I Love You, Bro
Three To A Room @ The Spiegeltent
8:30pm, Mon 16 Mar 2009
On a moody Monday night in The Garden, the only queue to be found was the one leading to the Spiegeltent for this performance. Running a little late, I successfully managed to queue-jump a little when I spotted the lovely Kim (from Holden Street); we started chatting, and she mentioned that her interest in this show stemmed from the fact that it was the same company that was behind An Air Balloon Across Antarctica… which I really hadn’t liked at all.
All of a sudden, my previously curious anticipation deflated to mopish dread.
I Love You, Bro is a bit of a mind-bender, really. Ash Flanders plays Johnny, a youngster deeply immersed in his MSN chat world, whilst living in a squalid English flat with disconnected family. He befriends Mark, a local football hero, and the interactions between the two are played out entirely from Johnny’s perspective.
Johnny’s online persona, however, is a web of confused lies – and despite his witless protests (“I’m not a fag, me”) it’s clear that there’s some serious questioning of his sexuality going on. But lies beget lies, and soon his innocent, then sexual, infatuation with Mark morphs into disgust; disappointment that the object of his desire could be so gullible, leading to more turmoil as Johnny is unable to reconcile his attraction to one who is, suddenly, so reprehensible.
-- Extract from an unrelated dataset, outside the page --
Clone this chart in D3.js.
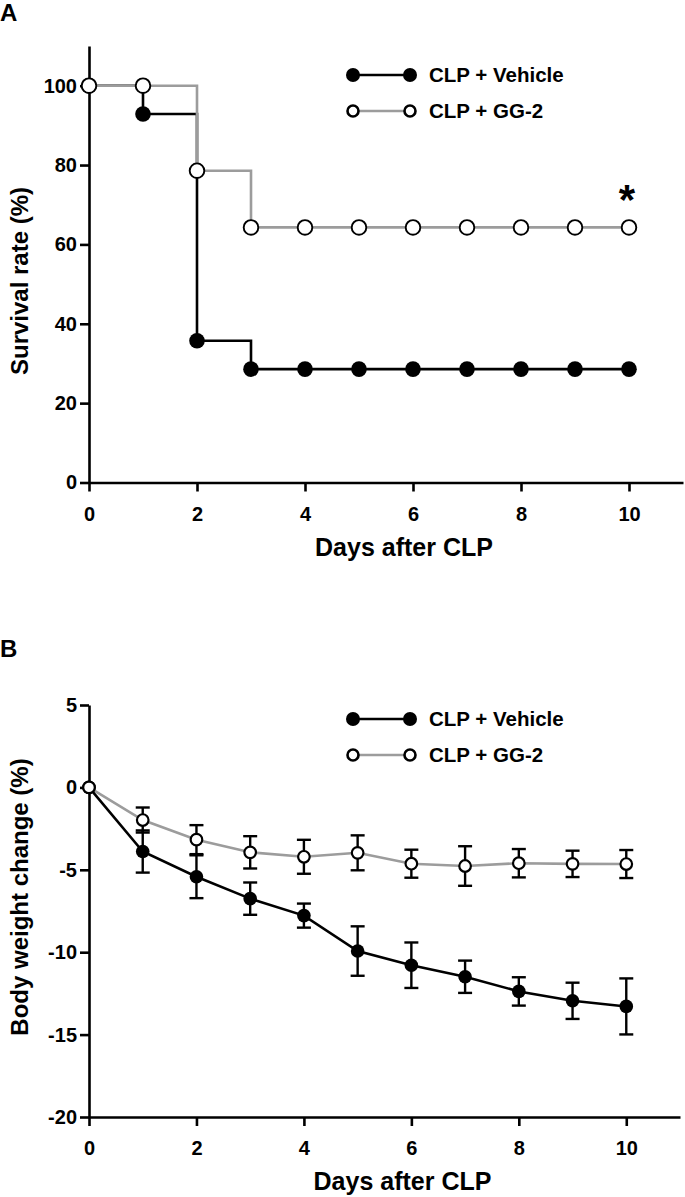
<!DOCTYPE html>
<html><head><meta charset="utf-8">
<script src="https://cdn.jsdelivr.net/npm/d3@7"></script>
<style>
body{margin:0;background:#fff;}
svg{display:block;}
text{font-family:"Liberation Sans",Arial,Helvetica,sans-serif;font-weight:bold;fill:#000;}
</style></head><body>
<svg id="chart" width="685" height="1197"></svg>
<script>
// ---------- data ----------
const days = [0,1,2,3,4,5,6,7,8,9,10];
const xTickValues = [0,2,4,6,8,10];
const survivalTicks = [0,20,40,60,80,100];
const weightTicks = [-20,-15,-10,-5,0,5];
const seriesNames = ["CLP + Vehicle","CLP + GG-2"];
const panelLabels = ["A","B"];
const xTitle = "Days after CLP";
const yTitles = ["Survival rate (%)","Body weight change (%)"];
const significanceMark = "*";

const survivalVehicle = [100,92.86,35.71,28.57,28.57,28.57,28.57,28.57,28.57,28.57,28.57];
const survivalGG2     = [100,100,78.57,64.29,64.29,64.29,64.29,64.29,64.29,64.29,64.29];

const weightVehicleMean = [0,-3.89,-5.42,-6.75,-7.78,-9.93,-10.79,-11.49,-12.38,-12.95,-13.29];
const weightVehicleSem  = [0,1.28,1.30,0.98,0.73,1.50,1.38,0.98,0.86,1.10,1.70];
const weightGG2Mean     = [0,-1.98,-3.17,-3.94,-4.21,-3.97,-4.63,-4.77,-4.60,-4.64,-4.65];
const weightGG2Sem      = [0,0.76,0.88,0.98,1.03,1.06,0.85,1.20,0.86,0.80,0.85];

// ---------- styles ----------
const BLACK = "#000", GRAY = "#9c9c9c";
const AXW = 2.6;
const svg = d3.select("#chart");

function styleAxis(g){
  g.attr("font-size",null).attr("font-family",null);
  g.selectAll("path.domain").attr("stroke",BLACK).attr("stroke-width",AXW);
  g.selectAll(".tick line").attr("stroke",BLACK).attr("stroke-width",AXW);
  g.selectAll(".tick text").attr("font-size",20).attr("fill",BLACK)
   .style("font-family",'"Liberation Sans",Arial,sans-serif').style("font-weight","bold");
}

function drawAxes(x, y, yTicks, yTitle, yTitleCenter){
  const g = svg.append("g");
  const y0 = y.range()[0];
  const fmt = d => String(d);
  const xAxis = g.append("g").attr("transform",`translate(0,${y0})`)
    .call(d3.axisBottom(x).tickValues(xTickValues).tickFormat(fmt).tickSize(9).tickSizeOuter(0).tickPadding(15));
  styleAxis(xAxis);
  const yAxis = g.append("g").attr("transform",`translate(${x.range()[0]},0)`)
    .call(d3.axisLeft(y).tickValues(yTicks).tickFormat(fmt).tickSize(9).tickSizeOuter(0).tickPadding(3));
  styleAxis(yAxis);
  g.append("text").attr("x",(x.range()[0]+x.range()[1])/2 + 18).attr("y",y0+73)
    .attr("text-anchor","middle").attr("font-size",25).text(xTitle);
  g.append("text").attr("transform",`translate(28,${yTitleCenter}) rotate(-90)`)
    .attr("text-anchor","middle").attr("font-size",24).text(yTitle);
}

function drawLegend(xL, yL, rowGap, rFilled, rOpen){
  const g = svg.append("g");
  const x1 = xL, x2 = xL + 57;
  g.append("line").attr("x1",x1).attr("x2",x2).attr("y1",yL).attr("y2",yL)
    .attr("stroke",BLACK).attr("stroke-width",2.6);
  [x1,x2].forEach(cx => g.append("circle").attr("cx",cx).attr("cy",yL).attr("r",rFilled).attr("fill",BLACK));
  g.append("text").attr("x",x2+19).attr("y",yL+7).attr("font-size",20.5).text(seriesNames[0]);
  const y2 = yL + rowGap;
  g.append("line").attr("x1",x1).attr("x2",x2).attr("y1",y2).attr("y2",y2)
    .attr("stroke",GRAY).attr("stroke-width",2.4);
  [x1,x2].forEach(cx => g.append("circle").attr("cx",cx).attr("cy",y2).attr("r",rOpen)
    .attr("fill","#fff").attr("stroke",BLACK).attr("stroke-width",2.6));
  g.append("text").attr("x",x2+19).attr("y",y2+7).attr("font-size",20.5).text(seriesNames[1]);
}

// panel letters
svg.append("text").attr("x",0).attr("y",21).attr("font-size",24).text(panelLabels[0]);
svg.append("text").attr("x",0).attr("y",657).attr("font-size",24).text(panelLabels[1]);

// ---------- Panel A: survival ----------
const xA = d3.scaleLinear().domain([0,11]).range([89,683]);
const yA = d3.scaleLinear().domain([0,110]).range([482.5,46]);
drawAxes(xA, yA, survivalTicks, yTitles[0], 281);

const stepLine = d3.line().x((d,i)=>xA(days[i])).y(d=>yA(d)).curve(d3.curveStepAfter);
const gA = svg.append("g");
gA.append("path").attr("d",stepLine(survivalVehicle)).attr("fill","none")
  .attr("stroke",BLACK).attr("stroke-width",2.6);
gA.append("path").attr("d",stepLine(survivalGG2)).attr("fill","none")
  .attr("stroke",GRAY).attr("stroke-width",2.6);
gA.selectAll("circle.veh").data(survivalVehicle).join("circle").attr("class","veh")
  .attr("cx",(d,i)=>xA(days[i])).attr("cy",d=>yA(d)).attr("r",7.8).attr("fill",BLACK);
gA.selectAll("circle.gg").data(survivalGG2).join("circle").attr("class","gg")
  .attr("cx",(d,i)=>xA(days[i])).attr("cy",d=>yA(d)).attr("r",7.3)
  .attr("fill","#fff").attr("stroke",BLACK).attr("stroke-width",1.9);
const lastDay = days[days.length-1];
gA.append("text").attr("x",xA(lastDay) - 2).attr("y",yA(survivalGG2[survivalGG2.length-1]) - 13)
  .attr("text-anchor","middle").attr("font-size",42).text(significanceMark);

drawLegend(353, 75, 36, 7, 5.5);

// ---------- Panel B: body weight ----------
const xB = d3.scaleLinear().domain([0,11]).range([89,680]);
const yB = d3.scaleLinear().domain([-20,5]).range([1117,705]);
drawAxes(xB, yB, weightTicks, yTitles[1], 897);

const gB = svg.append("g");
function errorBars(mean, sem){
  days.forEach((d,i)=>{
    if (!sem[i]) return;
    const cx = xB(d), yt = yB(mean[i]+sem[i]), yb = yB(mean[i]-sem[i]);
    gB.append("line").attr("x1",cx).attr("x2",cx).attr("y1",yt).attr("y2",yb)
      .attr("stroke",BLACK).attr("stroke-width",2.4);
    [yt,yb].forEach(yy => gB.append("line").attr("x1",cx-7).attr("x2",cx+7).attr("y1",yy).attr("y2",yy)
      .attr("stroke",BLACK).attr("stroke-width",2.4));
  });
}
errorBars(weightVehicleMean, weightVehicleSem);
errorBars(weightGG2Mean, weightGG2Sem);
const lineB = d3.line().x((d,i)=>xB(days[i])).y(d=>yB(d));
gB.append("path").attr("d",lineB(weightGG2Mean)).attr("fill","none")
  .attr("stroke",GRAY).attr("stroke-width",2.6);
gB.append("path").attr("d",lineB(weightVehicleMean)).attr("fill","none")
  .attr("stroke",BLACK).attr("stroke-width",2.6);
gB.selectAll("circle.veh").data(weightVehicleMean).join("circle").attr("class","veh")
  .attr("cx",(d,i)=>xB(days[i])).attr("cy",d=>yB(d)).attr("r",6.8).attr("fill",BLACK);
gB.selectAll("circle.gg").data(weightGG2Mean).join("circle").attr("class","gg")
  .attr("cx",(d,i)=>xB(days[i])).attr("cy",d=>yB(d)).attr("r",5.8)
  .attr("fill","#fff").attr("stroke",BLACK).attr("stroke-width",2.2);

drawLegend(353, 719, 36, 7, 5.5);
</script>
</body></html>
As the story comes to a head – Mark eventually stabs Johnny, leaving him to die – the initially throwaway piece of dialogue “kill off the lies to clear a way for the truth” really resonates.
As a former web forum addict, I could totally identify with the deceitful web that Johnny spun around himself; I’ve seen it all before, and the writing felt absolutely spot-on. And it’s most certainly a powerful performance by Ash Flanders, and his accent and delivery is perfect – but there were times when I Love You, Bro felt a little bit long, like it was dragging on too much, dwelling on scenes unnecessarily. And yet, in the cold light of day, I can’t recall an ounce of fat in the script, not a snippet that could be pared off without reducing Johnny’s naivety and confusion, without impacting the invisible Mark’s rising emotions. That this play is based on real-life events, that Johnny essentially incited his own murder, is pretty terrifying.
In short, Kim was right. This was a cracking show, and no mistake.